In the Philippines, the current president is the son of a former president (the Aquinos), having replaced a daughter of a former president (the Macapagals); the current president of Pakistan is the widow of a former prime minister, herself the daughter of a former prime minister and president (the Bhuttos); the president of Argentina is the widow of a former president (the Kirchners); on a short visit I made to India earlier in the year, TV coverage of upcoming regional polls were plastered with questions about the Gandhis; for over two decades the Bushes and Clintons have held high political office in the United States; the list goes on and on (Wikipedia has a handy little directory of political families here).

When Yingluck Shinawatra became Thailand’s prime minister last year, widely seen as a mark of her brother and former prime minister’s (Thaksin Shinawatra) popularity, a good longform Guardian piece searched for explanations for a specifically female succession in dynastic families: Women appear “when the men have already left the stage: often murdered by opponents, or otherwise incapacitated. Frequently, there is no male alternative – perhaps because sons are too young; perhaps because others are not up to the task”, or alternatively, that “The depiction of female leaders as innocents reflects enduring stereotypes about women in politics, but it can also be exploited by them. They can embody the promise of change and represent moral purity in comparison to their opponents.”

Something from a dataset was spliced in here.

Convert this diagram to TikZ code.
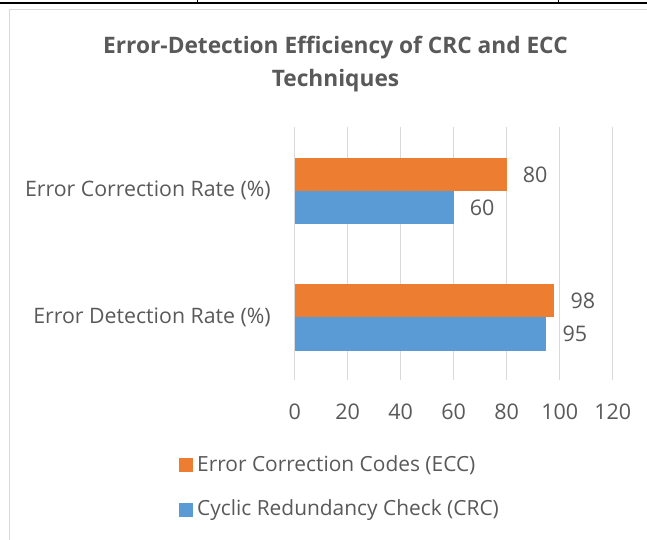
\documentclass[tikz,border=0pt]{standalone}
\usepackage{fontspec}
\setmainfont{Open Sans}
\usetikzlibrary{positioning}
\definecolor{ecc}{HTML}{ED7D31}
\definecolor{crc}{HTML}{5B9BD5}
\definecolor{txtgray}{HTML}{595959}
\definecolor{gridgray}{HTML}{D9D9D9}
\newcommand{\xo}{294.7}
\newcommand{\unitw}{2.65}

\begin{document}
\begin{tikzpicture}[
    x=1pt, y=-1pt,
    every node/.style={text=txtgray, inner sep=0pt, font=\fontsize{21.3}{25}\selectfont},
    gridline/.style={draw=gridgray, line width=1.3pt},
    ticklabel/.style={font=\fontsize{21.5}{25}\selectfont},
    vallabel/.style={font=\fontsize{21.5}{25}\selectfont},
    catlabel/.style={anchor=east},
    legtext/.style={font=\fontsize{20.9}{25}\selectfont},
    legkey/.style={minimum width=14pt, minimum height=14pt}
]
    \clip (0,0) rectangle (647,540);
    % table rule above the chart
    \draw[line width=2pt] (0,2.7) -- (647,2.7);
    \draw[line width=1.3pt] (197.7,0) -- (197.7,3.7) (558.3,0) -- (558.3,3.7);
    % chart area
    \draw[gridgray, line width=1.3pt] (9.3,560) -- (9.3,9.2) -- (660,9.2);

    \node[font=\bfseries\fontsize{22.7}{33}\selectfont, align=center] (title) at (335.5,64)
        {Error-Detection Efficiency of CRC and ECC\\Techniques};

    \foreach \v in {0,20,...,120} {
        \draw[gridline] ({\xo+\unitw*\v},127) -- ({\xo+\unitw*\v},380);
        \node[ticklabel] (tick\v) at ({\xo+\unitw*\v},412) {\v};
    }

    \foreach \name/\col/\ytop/\val in {ecc1/ecc/157.7/80, crc1/crc/191/60, ecc2/ecc/284/98, crc2/crc/317.3/95} {
        \fill[\col] ({\xo},{\ytop}) rectangle ({\xo+\unitw*\val},{\ytop+33.3});
        \coordinate (\name) at ({\xo+\unitw*\val},{\ytop+16.65});
        \node[vallabel, right=16pt of \name] (\name val) {\val};
    }

    \node[catlabel] (corr) at (271,190.5) {Error Correction Rate (\%)};
    \node[catlabel] (det) at (271,317) {Error Detection Rate (\%)};

    % legend
    \node[legkey, fill=ecc] (keyecc) at (186.3,465.3) {};
    \node[legtext, right=3.5pt of keyecc] (legecc) {Error Correction Codes (ECC)};
    \node[legkey, fill=crc] (keycrc) at (186.3,510.3) {};
    \node[legtext, right=3.5pt of keycrc] (legcrc) {Cyclic Redundancy Check (CRC)};
\end{tikzpicture}
\end{document}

I don’t have any firm answers to the likelihood of when females might be more likely to gain power, but the larger question to me, still seems to be trying to explain the dynastic politics of modern-day democracies. (I don’t have any answers to this either). Somewhere in the mix are probably the cult-ness of personality, the strength of the party and governing machinery, and the advantages of a recognizable family ‘brand’ name. Nonetheless, it seems, beyond the world of monarchies, crowns and royal honorifics, hereditary political power is still going strong.